Monday, June 10, 2013

Something for Nothing = Nothing



There’s an advertisement running on the Radio these days that causes me pause.
If you listen to it critically, you wonder how these people get away with what they’re saying.
There’s nothing illegal, but the message is clearly marketed by someone who does not think much of their potential clientele.

The commercial is a fast-talking pitch about flipping houses, and gives lots of examples of folks making thousands of dollars, buying low and selling high. These guys don’t want you to buy actual houses they’re flipping; oh, no. This is an ad for a ‘program’ you have to get so you can learn their system for buying houses low and selling high. It’s a flipping flipping pitch.

Here’s what rubs me wrong about these people:

1. If this is such a good deal, why aren’t they out there, flipping houses until the cows come home? Are they so totally altruistic in their desire to help mankind that they’re willing to give away their system?

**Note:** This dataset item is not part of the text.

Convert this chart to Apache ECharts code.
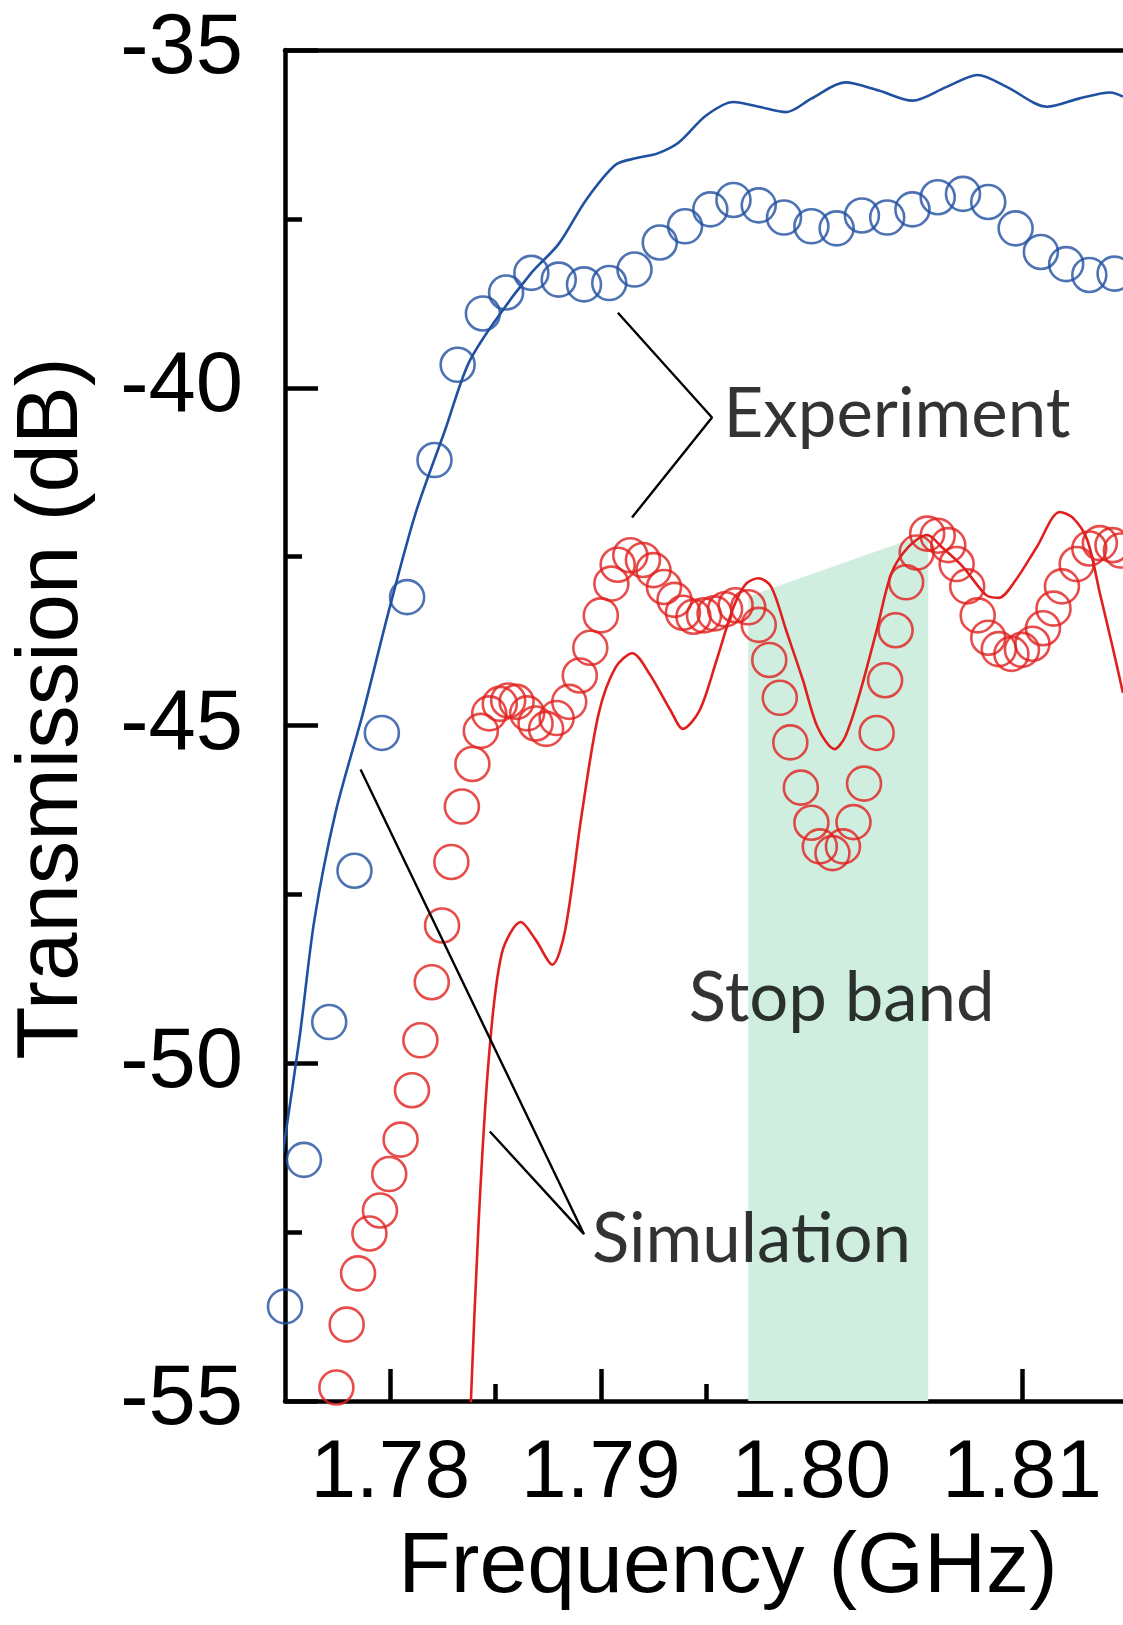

The answer to that is that these guys are marketers.
They’re not really real estate specialists.
If they were really good at what they’re offering, they’d be on a beach in Tahiti.
But they’re not.
They’re running Radio ads with toll free numbers to call and promises of grandeur to fulfill.

2. They‘re offering, for free, a system others “have paid dearly to receive,” according to the ad copy. If I was one of those who’d dearly paid for their package, I’d be highly offended, and would be demanding my money back, yesterday.
Reminds me of that old saying, you get what you pay for.
If you’re not paying anything for this “money-making system,” what’s it really worth?

3. I suspect the only money making that’s going on by this system is probably in some fees associated with the package, either when it’s delivered, or when you try to use it.

Sometimes I will call advertisers I hear on the Radio station, just to test their offer.
I'm not even going to waste my time on this one.